● What needs to be done
Give the number of lines that include the string "seaborn", nothing more.

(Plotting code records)
○ ○ ○ ○ ○

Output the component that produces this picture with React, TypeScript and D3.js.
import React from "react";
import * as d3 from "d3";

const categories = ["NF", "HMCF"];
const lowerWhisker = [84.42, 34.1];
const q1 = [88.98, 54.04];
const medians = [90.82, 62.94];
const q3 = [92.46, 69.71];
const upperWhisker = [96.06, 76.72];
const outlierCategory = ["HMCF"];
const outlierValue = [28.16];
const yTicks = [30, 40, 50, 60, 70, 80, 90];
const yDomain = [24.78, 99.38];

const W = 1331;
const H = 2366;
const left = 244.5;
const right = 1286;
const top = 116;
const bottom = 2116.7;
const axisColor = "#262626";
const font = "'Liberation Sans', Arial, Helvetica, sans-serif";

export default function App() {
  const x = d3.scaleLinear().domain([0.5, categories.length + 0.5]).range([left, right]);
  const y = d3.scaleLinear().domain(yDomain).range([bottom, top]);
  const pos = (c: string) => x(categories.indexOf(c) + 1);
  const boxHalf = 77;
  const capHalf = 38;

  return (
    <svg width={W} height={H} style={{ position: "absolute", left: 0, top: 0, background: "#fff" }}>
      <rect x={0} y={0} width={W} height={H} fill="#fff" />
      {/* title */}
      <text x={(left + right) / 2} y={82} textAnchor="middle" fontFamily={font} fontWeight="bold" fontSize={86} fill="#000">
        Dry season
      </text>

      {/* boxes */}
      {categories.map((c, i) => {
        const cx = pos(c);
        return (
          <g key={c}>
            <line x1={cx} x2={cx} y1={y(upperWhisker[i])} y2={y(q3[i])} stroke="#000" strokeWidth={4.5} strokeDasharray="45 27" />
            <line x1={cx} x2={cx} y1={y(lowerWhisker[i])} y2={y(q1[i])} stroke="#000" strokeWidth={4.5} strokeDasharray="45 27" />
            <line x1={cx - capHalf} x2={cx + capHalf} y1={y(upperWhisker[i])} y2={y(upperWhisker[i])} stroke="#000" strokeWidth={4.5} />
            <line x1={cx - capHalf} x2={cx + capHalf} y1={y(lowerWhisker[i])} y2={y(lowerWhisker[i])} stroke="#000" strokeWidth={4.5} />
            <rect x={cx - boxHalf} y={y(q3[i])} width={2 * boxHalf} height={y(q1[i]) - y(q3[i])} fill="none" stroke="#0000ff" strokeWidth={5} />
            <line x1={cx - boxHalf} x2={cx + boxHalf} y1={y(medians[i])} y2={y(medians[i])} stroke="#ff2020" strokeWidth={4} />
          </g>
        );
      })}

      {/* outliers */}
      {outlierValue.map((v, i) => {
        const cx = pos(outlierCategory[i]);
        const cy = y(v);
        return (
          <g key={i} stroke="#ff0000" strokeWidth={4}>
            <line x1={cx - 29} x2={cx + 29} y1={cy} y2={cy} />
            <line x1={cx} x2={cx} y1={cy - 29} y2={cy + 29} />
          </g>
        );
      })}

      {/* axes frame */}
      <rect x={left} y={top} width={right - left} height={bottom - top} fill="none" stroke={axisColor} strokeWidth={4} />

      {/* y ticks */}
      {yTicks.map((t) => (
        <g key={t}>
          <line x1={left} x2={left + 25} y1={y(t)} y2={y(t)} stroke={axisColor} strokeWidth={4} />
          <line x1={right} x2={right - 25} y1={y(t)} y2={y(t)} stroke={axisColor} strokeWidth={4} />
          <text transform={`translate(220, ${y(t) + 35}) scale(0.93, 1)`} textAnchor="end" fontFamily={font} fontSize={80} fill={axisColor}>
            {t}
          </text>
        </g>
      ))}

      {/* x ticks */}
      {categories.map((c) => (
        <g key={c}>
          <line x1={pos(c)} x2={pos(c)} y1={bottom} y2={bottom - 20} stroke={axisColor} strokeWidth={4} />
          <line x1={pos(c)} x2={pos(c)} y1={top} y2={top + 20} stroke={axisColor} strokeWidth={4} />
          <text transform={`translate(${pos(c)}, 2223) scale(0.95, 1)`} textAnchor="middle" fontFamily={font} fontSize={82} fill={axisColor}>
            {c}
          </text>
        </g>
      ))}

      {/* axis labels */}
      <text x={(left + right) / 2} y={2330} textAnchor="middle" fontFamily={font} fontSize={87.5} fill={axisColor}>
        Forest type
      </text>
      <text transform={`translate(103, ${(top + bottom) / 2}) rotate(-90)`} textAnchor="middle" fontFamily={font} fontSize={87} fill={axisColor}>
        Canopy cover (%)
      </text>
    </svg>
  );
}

○ ○ ○ ○ ○

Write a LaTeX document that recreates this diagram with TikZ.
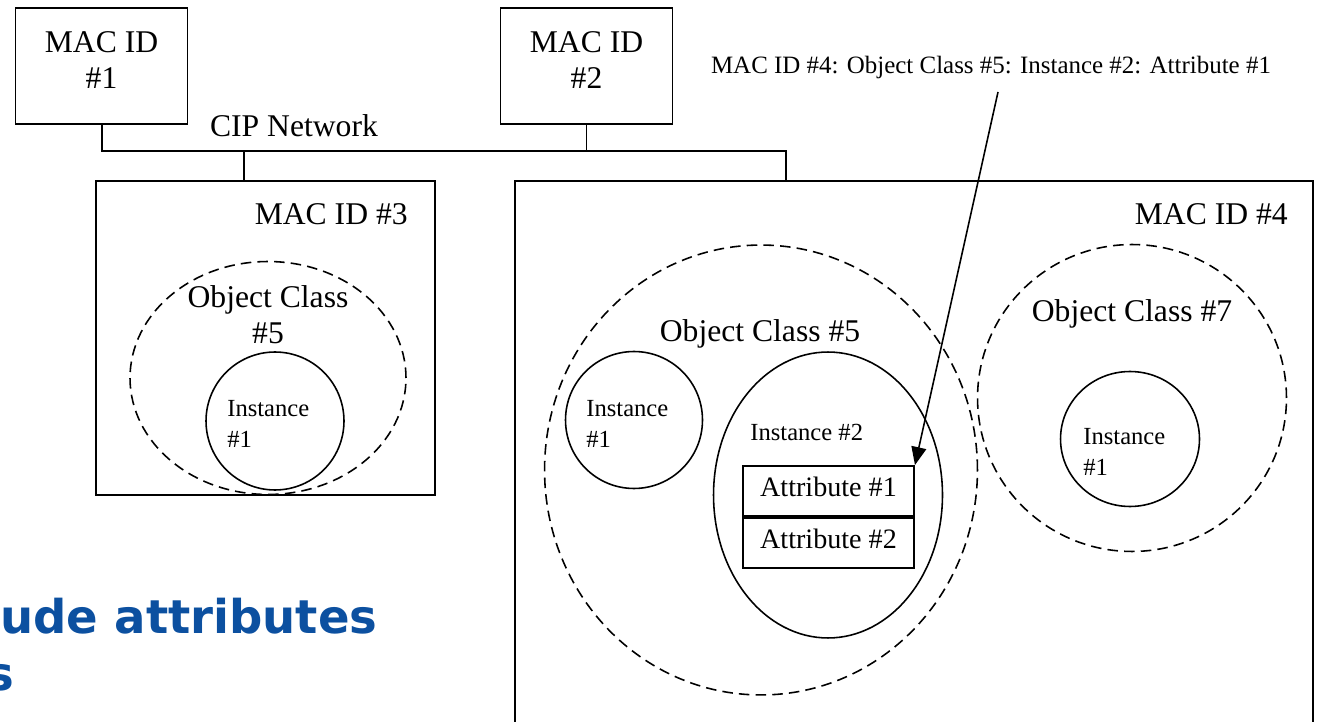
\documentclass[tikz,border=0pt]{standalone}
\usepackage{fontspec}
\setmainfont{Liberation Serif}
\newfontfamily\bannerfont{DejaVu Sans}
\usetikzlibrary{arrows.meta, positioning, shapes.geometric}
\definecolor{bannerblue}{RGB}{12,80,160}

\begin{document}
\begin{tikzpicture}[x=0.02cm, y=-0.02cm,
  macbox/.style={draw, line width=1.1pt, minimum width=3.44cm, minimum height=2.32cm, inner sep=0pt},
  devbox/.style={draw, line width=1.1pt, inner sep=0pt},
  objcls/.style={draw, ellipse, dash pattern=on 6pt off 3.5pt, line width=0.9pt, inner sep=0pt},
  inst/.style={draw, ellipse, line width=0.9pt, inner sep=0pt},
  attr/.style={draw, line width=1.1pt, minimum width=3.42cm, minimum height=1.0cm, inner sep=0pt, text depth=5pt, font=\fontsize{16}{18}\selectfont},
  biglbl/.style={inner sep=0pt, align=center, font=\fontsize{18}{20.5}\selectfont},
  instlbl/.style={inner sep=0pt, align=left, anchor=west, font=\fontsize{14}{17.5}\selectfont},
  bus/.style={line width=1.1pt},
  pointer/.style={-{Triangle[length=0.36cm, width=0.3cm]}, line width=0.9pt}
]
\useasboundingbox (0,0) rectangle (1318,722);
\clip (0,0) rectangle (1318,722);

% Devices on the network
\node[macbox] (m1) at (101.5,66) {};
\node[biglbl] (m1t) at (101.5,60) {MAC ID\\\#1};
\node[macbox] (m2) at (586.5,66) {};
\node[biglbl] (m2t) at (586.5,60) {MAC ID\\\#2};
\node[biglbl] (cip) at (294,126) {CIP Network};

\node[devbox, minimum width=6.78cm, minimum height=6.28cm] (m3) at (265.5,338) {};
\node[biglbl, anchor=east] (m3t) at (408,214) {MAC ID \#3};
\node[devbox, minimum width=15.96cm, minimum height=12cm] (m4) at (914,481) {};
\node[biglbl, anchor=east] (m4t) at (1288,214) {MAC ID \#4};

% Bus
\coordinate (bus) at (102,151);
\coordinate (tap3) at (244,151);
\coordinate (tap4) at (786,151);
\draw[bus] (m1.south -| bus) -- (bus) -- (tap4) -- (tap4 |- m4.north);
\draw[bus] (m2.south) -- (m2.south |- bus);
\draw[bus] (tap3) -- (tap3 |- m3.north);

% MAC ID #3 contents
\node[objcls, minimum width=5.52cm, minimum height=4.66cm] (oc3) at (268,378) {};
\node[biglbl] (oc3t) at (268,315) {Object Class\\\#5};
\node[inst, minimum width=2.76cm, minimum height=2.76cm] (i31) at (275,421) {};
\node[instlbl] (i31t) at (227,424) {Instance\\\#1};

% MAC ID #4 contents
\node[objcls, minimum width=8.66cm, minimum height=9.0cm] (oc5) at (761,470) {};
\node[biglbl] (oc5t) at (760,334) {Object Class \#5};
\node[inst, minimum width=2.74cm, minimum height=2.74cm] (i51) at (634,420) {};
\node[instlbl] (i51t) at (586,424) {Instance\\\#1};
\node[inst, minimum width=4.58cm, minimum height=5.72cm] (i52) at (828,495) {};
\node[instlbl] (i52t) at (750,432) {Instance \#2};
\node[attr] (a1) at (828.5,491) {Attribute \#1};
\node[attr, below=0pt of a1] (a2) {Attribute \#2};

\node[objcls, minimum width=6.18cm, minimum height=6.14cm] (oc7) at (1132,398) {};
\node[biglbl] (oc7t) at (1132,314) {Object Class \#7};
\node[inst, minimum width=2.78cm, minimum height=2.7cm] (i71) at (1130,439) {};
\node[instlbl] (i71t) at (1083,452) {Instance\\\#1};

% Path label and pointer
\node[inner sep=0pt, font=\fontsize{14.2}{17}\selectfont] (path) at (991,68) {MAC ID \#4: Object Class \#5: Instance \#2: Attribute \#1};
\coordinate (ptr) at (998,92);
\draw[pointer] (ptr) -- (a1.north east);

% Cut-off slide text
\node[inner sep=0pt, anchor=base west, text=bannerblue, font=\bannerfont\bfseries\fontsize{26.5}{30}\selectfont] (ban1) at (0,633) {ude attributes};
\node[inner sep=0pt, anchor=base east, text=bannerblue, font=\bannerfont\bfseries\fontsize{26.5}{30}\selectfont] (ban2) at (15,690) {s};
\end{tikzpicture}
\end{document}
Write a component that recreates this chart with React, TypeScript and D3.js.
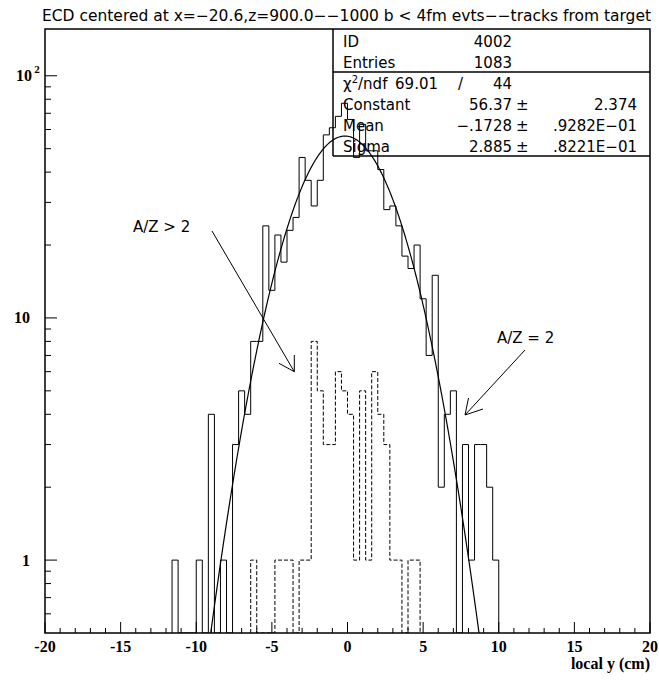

○ ○ ○ ○ ○

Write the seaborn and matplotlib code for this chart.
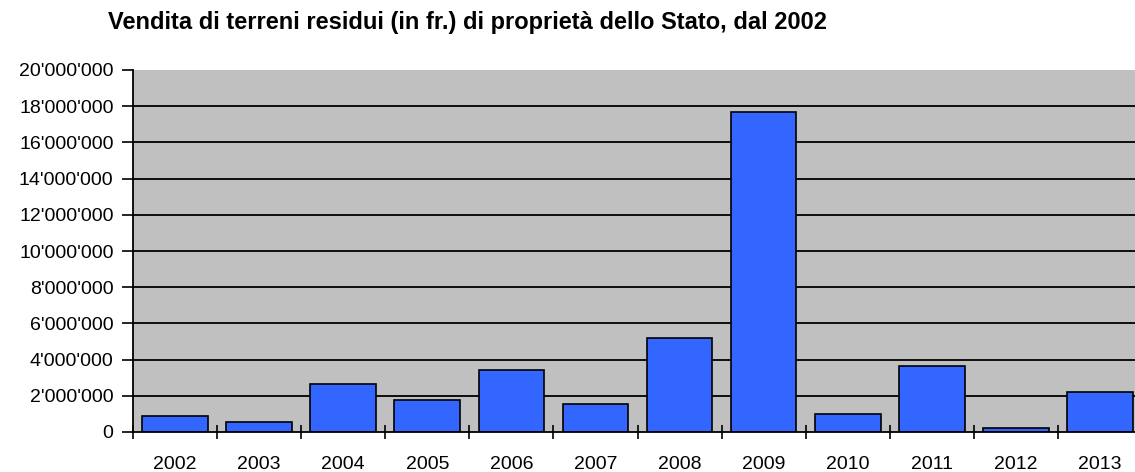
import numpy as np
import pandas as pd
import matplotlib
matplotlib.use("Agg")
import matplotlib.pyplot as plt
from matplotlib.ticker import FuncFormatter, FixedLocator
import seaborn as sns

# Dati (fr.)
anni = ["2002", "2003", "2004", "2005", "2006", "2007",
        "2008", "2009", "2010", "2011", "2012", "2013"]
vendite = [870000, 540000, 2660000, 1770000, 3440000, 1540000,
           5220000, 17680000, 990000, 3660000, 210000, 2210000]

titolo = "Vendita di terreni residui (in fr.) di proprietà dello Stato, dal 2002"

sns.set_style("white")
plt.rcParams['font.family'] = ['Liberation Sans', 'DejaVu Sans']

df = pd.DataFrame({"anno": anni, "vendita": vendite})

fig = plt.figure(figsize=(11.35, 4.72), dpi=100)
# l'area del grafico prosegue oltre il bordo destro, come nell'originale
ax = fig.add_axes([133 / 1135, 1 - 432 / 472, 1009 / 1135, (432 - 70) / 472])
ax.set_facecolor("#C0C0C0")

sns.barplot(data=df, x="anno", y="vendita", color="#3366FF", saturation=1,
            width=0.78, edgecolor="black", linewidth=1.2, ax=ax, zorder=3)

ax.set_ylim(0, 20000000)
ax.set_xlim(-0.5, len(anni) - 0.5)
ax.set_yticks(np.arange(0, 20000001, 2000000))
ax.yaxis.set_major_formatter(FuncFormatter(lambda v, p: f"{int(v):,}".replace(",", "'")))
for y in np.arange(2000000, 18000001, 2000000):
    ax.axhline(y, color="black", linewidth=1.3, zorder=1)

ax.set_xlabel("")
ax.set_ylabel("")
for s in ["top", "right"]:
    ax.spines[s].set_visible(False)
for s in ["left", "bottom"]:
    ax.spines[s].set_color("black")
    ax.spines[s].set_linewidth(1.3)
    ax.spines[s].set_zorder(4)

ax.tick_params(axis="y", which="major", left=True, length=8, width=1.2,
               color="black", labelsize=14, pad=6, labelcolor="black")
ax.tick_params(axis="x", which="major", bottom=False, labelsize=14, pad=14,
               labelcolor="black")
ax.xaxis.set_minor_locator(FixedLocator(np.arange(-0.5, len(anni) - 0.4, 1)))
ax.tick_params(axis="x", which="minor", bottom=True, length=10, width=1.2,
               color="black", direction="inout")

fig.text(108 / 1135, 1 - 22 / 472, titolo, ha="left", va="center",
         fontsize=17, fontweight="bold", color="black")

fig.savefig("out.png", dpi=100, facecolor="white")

○ ○ ○ ○ ○

● Solution to the exercise
2